My second and more promising attempt was to work a bit on the objective using that, $$ \lVert{v_i-v_j}\rVert^2 = \lVert{v_i}\rVert^2 + \lVert{v_j}\rVert^2 -2\langle v_i,v_j \rangle, $$ and define $X$ as $$ X = [X_{ij}] = [ \langle v_i,v_j \rangle ]. $$ This could work if I added the constraint that $\lVert{v_i}\rVert=1 ,\quad \forall i \in V$. In that case the objective would be a linear combination of inner products and $X$ would have a Cholesky decomposition of $X=V^TV \text{ with } V=[v_1...v_n]$.
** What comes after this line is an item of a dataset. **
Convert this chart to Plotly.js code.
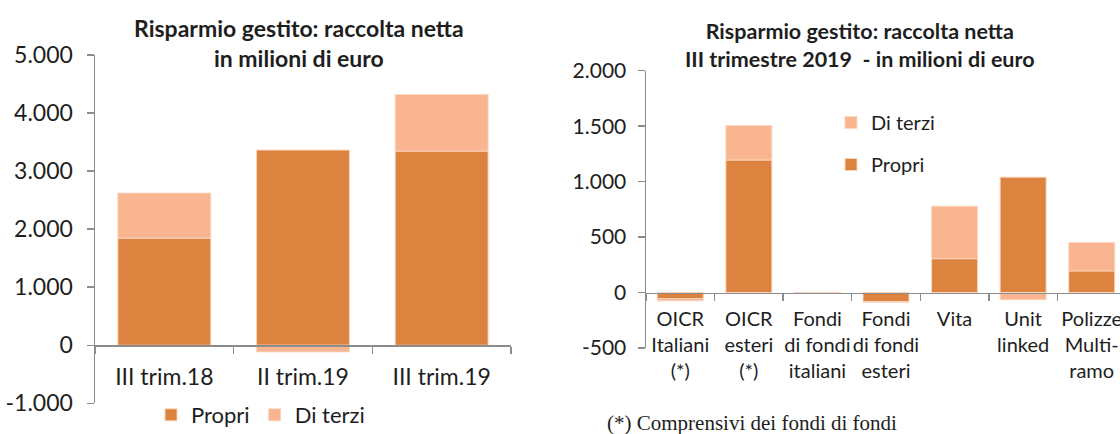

But the authors explicitly state "the vector $v_i$ are not constrained to be unit vectors". Am I missing something here, should I somehow use the first constraint $\sum_{i,j \in V: i \neq j } \lVert{v_i-v_j}\rVert^2 = n^2$?
You were on the right track with the parametrization $\lVert{v_i-v_j}\rVert^2 = \lVert{v_i}\rVert^2 + \lVert{v_j}\rVert^2 -2\langle v_i,v_j \rangle$ you proposed. Note that using your defintion $X = [X_{ij}] = [ \langle v_i,v_j \rangle ]$, each term $\lVert{v_i-v_j}\rVert^2$ becomes a linear function of $X$: $\lVert{v_i-v_j}\rVert^2 = X(i,i) + X(j,j) - 2 X(i,j)$, so the objective is linear with respect to $X$.
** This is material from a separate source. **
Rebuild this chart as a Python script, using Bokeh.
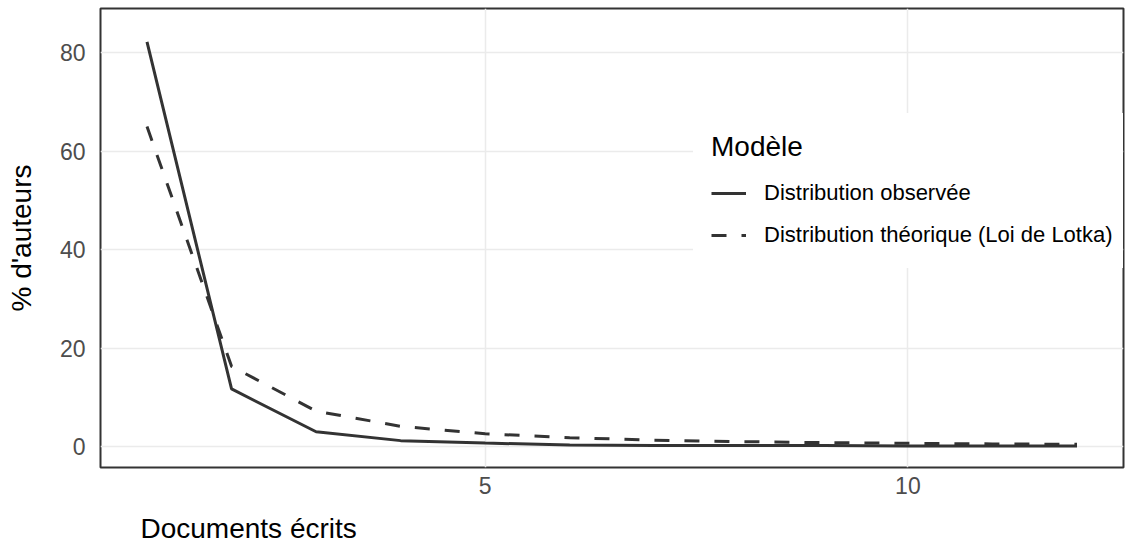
from bokeh.plotting import figure
from bokeh.models import Legend, LegendItem, FixedTicker, Range1d, Title
from bokeh.embed import file_html
from bokeh.resources import INLINE

# ---- data ----
documents = [1, 2, 3, 4, 5, 6, 7, 8, 9, 10, 11, 12]
observed = [82.2, 11.7, 3.0, 1.2, 0.7, 0.3, 0.2, 0.2, 0.2, 0.1, 0.1, 0.1]
lotka = [65.0, 16.3, 7.2, 4.1, 2.6, 1.8, 1.3, 1.0, 0.8, 0.65, 0.54, 0.45]
x_ticks = [5, 10]
y_ticks = [0, 20, 40, 60, 80]
series_labels = ["Distribution observée", "Distribution théorique (Loi de Lotka)"]
legend_title = "Modèle"
x_title = "Documents écrits"
y_title = "% d'auteurs"

FONT = "Liberation Sans"
INK = "#333333"

p = figure(width=1136, height=558,
           x_range=Range1d(0.45, 12.55), y_range=Range1d(-4.26, 89.0),
           output_backend="svg", toolbar_location=None,
           min_border_left=100, min_border_right=13, min_border_top=8,
           min_border_bottom=90)
p.background_fill_color = "white"
p.border_fill_color = "white"
p.outline_line_color = INK
p.outline_line_width = 2

r_obs = p.line(documents, observed, line_color=INK, line_width=3)
r_lot = p.line(documents, lotka, line_color=INK, line_width=3, line_dash="15 15")

p.xaxis.ticker = FixedTicker(ticks=x_ticks)
p.yaxis.ticker = FixedTicker(ticks=y_ticks)
for ax in (p.xaxis, p.yaxis):
    ax.axis_line_color = None
    ax.major_tick_line_color = None
    ax.minor_tick_line_color = None
    ax.major_tick_out = 0
    ax.major_tick_in = 0
    ax.major_label_text_font = FONT
    ax.major_label_text_font_size = "23px"
    ax.major_label_text_color = "#4D4D4D"
p.xaxis.major_label_standoff = 9
p.yaxis.major_label_standoff = 15
p.yaxis.axis_label = y_title
p.yaxis.axis_label_text_font = FONT
p.yaxis.axis_label_text_font_size = "28px"
p.yaxis.axis_label_text_font_style = "normal"
p.yaxis.axis_label_text_color = "black"
p.yaxis.axis_label_standoff = 20

p.xgrid.grid_line_color = "#EBEBEB"
p.ygrid.grid_line_color = "#EBEBEB"
p.xgrid.grid_line_width = 1.5
p.ygrid.grid_line_width = 1.5

legend = Legend(items=[LegendItem(label=series_labels[0], renderers=[r_obs]),
                       LegendItem(label=series_labels[1], renderers=[r_lot])],
                location=(593, 199), title=legend_title,
                title_text_font=FONT, title_text_font_size="28px",
                title_text_font_style="normal", title_text_color="black",
                title_standoff=15,
                label_text_font=FONT, label_text_font_size="22px",
                label_text_color="black",
                glyph_width=35, glyph_height=30, label_height=30,
                label_standoff=18, spacing=12, padding=18, margin=0,
                background_fill_color="white", background_fill_alpha=1.0,
                border_line_alpha=0)
p.add_layout(legend)

# x-axis title, left-placed below the panel as in the reference
p.add_layout(Title(text=x_title, align="left", offset=40, standoff=29,
                   vertical_align="bottom",
                   text_font=FONT, text_font_size="28px",
                   text_font_style="normal", text_color="black"), "below")

open("out.html", "w").write(file_html(p, INLINE))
To express all the squared distances in matrix form , define the distance matrix $D\in R^{N\times N}, D(i,j) = \lVert{v_i-v_j}\rVert^2$. Then you get $D = e\,diag(X)^T + diag(X)\,e^T - 2X$, where $e$ is the vector of all ones, and your objective function is $Tr(C^T\,D) = Tr(C^T\,e\,diag(X)^T) + Tr(C^T\,diag(X)\,e^T) - 2 Tr(C^T\,X)$.
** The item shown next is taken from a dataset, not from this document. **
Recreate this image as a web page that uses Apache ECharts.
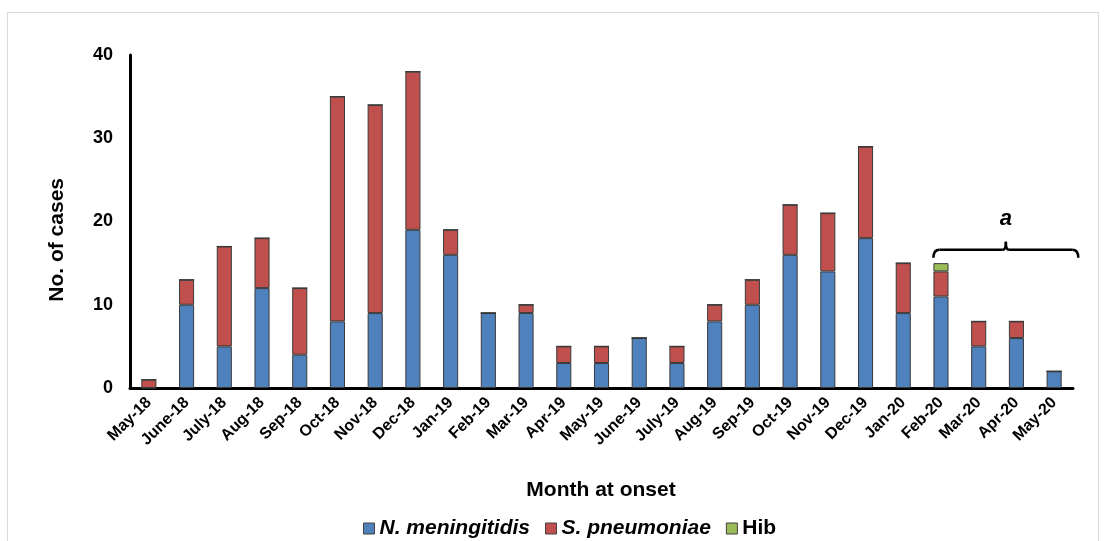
<!DOCTYPE html>
<html>
<head>
<meta charset="utf-8">
<script src="https://cdn.jsdelivr.net/npm/echarts@6/dist/echarts.min.js"></script>
<style>
  html, body { margin: 0; padding: 0; background: #fff; }
  #frame { position: absolute; left: 7px; top: 12px; width: 1092px; height: 540px; border: 1.5px solid #d9d9d9; border-bottom: none; box-sizing: border-box; }
  #chart { position: absolute; left: 0; top: 0; width: 1108px; height: 541px; }
</style>
</head>
<body>
<div id="frame"></div>
<div id="chart"></div>
<script>
// months at onset
const months = ['May-18', 'June-18', 'July-18', 'Aug-18', 'Sep-18', 'Oct-18', 'Nov-18', 'Dec-18',
  'Jan-19', 'Feb-19', 'Mar-19', 'Apr-19', 'May-19', 'June-19', 'July-19', 'Aug-19', 'Sep-19',
  'Oct-19', 'Nov-19', 'Dec-19', 'Jan-20', 'Feb-20', 'Mar-20', 'Apr-20', 'May-20'];
const nMeningitidis = [0, 10, 5, 12, 4, 8, 9, 19, 16, 9, 9, 3, 3, 6, 3, 8, 10, 16, 14, 18, 9, 11, 5, 6, 2];
const sPneumoniae = [1, 3, 12, 6, 8, 27, 25, 19, 3, 0, 1, 2, 2, 0, 2, 2, 3, 6, 7, 11, 6, 3, 3, 2, 0];
const hib = [0, 0, 0, 0, 0, 0, 0, 0, 0, 0, 0, 0, 0, 0, 0, 0, 0, 0, 0, 0, 0, 1, 0, 0, 0];
const yTicks = [0, 10, 20, 30, 40];

const font = 'Liberation Sans, Arial, Helvetica, sans-serif';
let chartDom = document.getElementById('chart');
let myChart = echarts.init(chartDom);

function barSeries(name, data, color) {
  return {
    name: name,
    type: 'bar',
    stack: 'total',
    barWidth: '40%',
    data: data,
    itemStyle: { color: color, borderColor: '#3a3a3a', borderWidth: 1 }
  };
}

const titleGraphics = [
  {
    type: 'text',
    left: 47,
    top: 178,
    rotation: Math.PI / 2,
    style: { text: 'No. of cases', font: 'bold 21px ' + font, fill: '#000' }
  },
  {
    type: 'text',
    x: 601,
    y: 490,
    style: { text: 'Month at onset', font: 'bold 21px ' + font, fill: '#000', align: 'center', verticalAlign: 'middle' }
  }
];

let option = {
  animation: false,
  textStyle: { fontFamily: font },
  grid: { left: 130, right: 35, top: 55, bottom: 153 },
  legend: {
    top: 513,
    left: 358,
    itemWidth: 11,
    itemHeight: 11,
    itemGap: 15,
    icon: 'rect',
    itemStyle: { borderColor: '#404040', borderWidth: 1 },
    formatter: function (name) {
      return name === 'Hib' ? '{n|' + name + '}' : '{i|' + name + '}';
    },
    textStyle: {
      rich: {
        i: { fontSize: 21, fontWeight: 'bold', fontStyle: 'italic', color: '#000', fontFamily: font },
        n: { fontSize: 21, fontWeight: 'bold', color: '#000', fontFamily: font }
      }
    },
    data: ['N. meningitidis', 'S. pneumoniae', 'Hib']
  },
  xAxis: {
    type: 'category',
    data: months,
    axisLine: { lineStyle: { color: '#000', width: 3 } },
    axisTick: { show: false },
    axisLabel: { interval: 0, rotate: 45, fontSize: 16, fontWeight: 'bold', color: '#000', margin: 12 }
  },
  yAxis: {
    type: 'value',
    min: yTicks[0],
    max: yTicks[yTicks.length - 1],
    interval: 10,
    axisLine: { show: true, lineStyle: { color: '#000', width: 3 } },
    axisTick: { show: false },
    splitLine: { show: false },
    axisLabel: { fontSize: 18, fontWeight: 'bold', color: '#000', margin: 17 }
  },
  graphic: titleGraphics,
  series: [
    barSeries('N. meningitidis', nMeningitidis, '#4F81BD'),
    barSeries('S. pneumoniae', sPneumoniae, '#C0504D'),
    barSeries('Hib', hib, '#9BBB59')
  ]
};
myChart.setOption(option);

// bracket "a" over Feb-20 .. May-20
const p0 = myChart.convertToPixel({ xAxisIndex: 0, yAxisIndex: 0 }, ['Feb-20', 16.6]);
const p1 = myChart.convertToPixel({ xAxisIndex: 0, yAxisIndex: 0 }, ['May-20', 16.6]);
const step = (p1[0] - p0[0]) / 3;
const bx0 = p0[0] - step * 0.2;
const bx1 = p1[0] + step * 0.64;
const by = p0[1];
const bm = (bx0 + bx1) / 2;
const lineStyle = { stroke: '#000', lineWidth: 2.5, fill: null };
const bracket = [
  { type: 'bezierCurve', shape: { x1: bx0, y1: by + 8, cpx1: bx0, cpy1: by, x2: bx0 + 6, y2: by }, style: lineStyle },
  { type: 'line', shape: { x1: bx0 + 6, y1: by, x2: bm - 3, y2: by }, style: lineStyle },
  { type: 'bezierCurve', shape: { x1: bm - 3, y1: by, cpx1: bm, cpy1: by, x2: bm, y2: by - 8 }, style: lineStyle },
  { type: 'bezierCurve', shape: { x1: bm, y1: by - 8, cpx1: bm, cpy1: by, x2: bm + 3, y2: by }, style: lineStyle },
  { type: 'line', shape: { x1: bm + 3, y1: by, x2: bx1 - 6, y2: by }, style: lineStyle },
  { type: 'bezierCurve', shape: { x1: bx1 - 6, y1: by, cpx1: bx1, cpy1: by, x2: bx1, y2: by + 8 }, style: lineStyle },
  {
    type: 'text',
    x: bm,
    y: by - 31,
    style: { text: 'a', font: 'italic bold 22px ' + font, fill: '#000', align: 'center', verticalAlign: 'middle' }
  }
];
myChart.setOption({ graphic: titleGraphics.concat(bracket) });
</script>
</body>
</html>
Using the cyclic property of the trace, you have that $Tr(C^T\,e\,diag(X)^T) = Tr(diag(X)^T C^T\,e\,)$. Then we can use the property that for (suitable sized) matrices $A$ and $B$ and a vector $c$, $Tr(c^T A \,diag(B)) = Tr(Diag(c^T A)\, B)$, where $diag(X)\in R^N$ is the diagonal of $X$ and $Diag(c)\in R^{N\times N}$ is a diagonal matrix whose diagonal is $c$. Putting it all together, the objective can be reformulated as:
$Tr(C^T\,D) = Tr(Diag(C^T\,e)\,X) + Tr(Diag(C\,e)\,X) - 2 Tr(C^T\,X) = Tr(\hat{C}^T X)$, for $\hat{C} = Diag(C^T\,e) + Diag(C\,e) - 2 C$
and you get the objective of a standard SDP, and using the same tools, you can also express the constraints as linear (in)equalities w.r.t. $X$.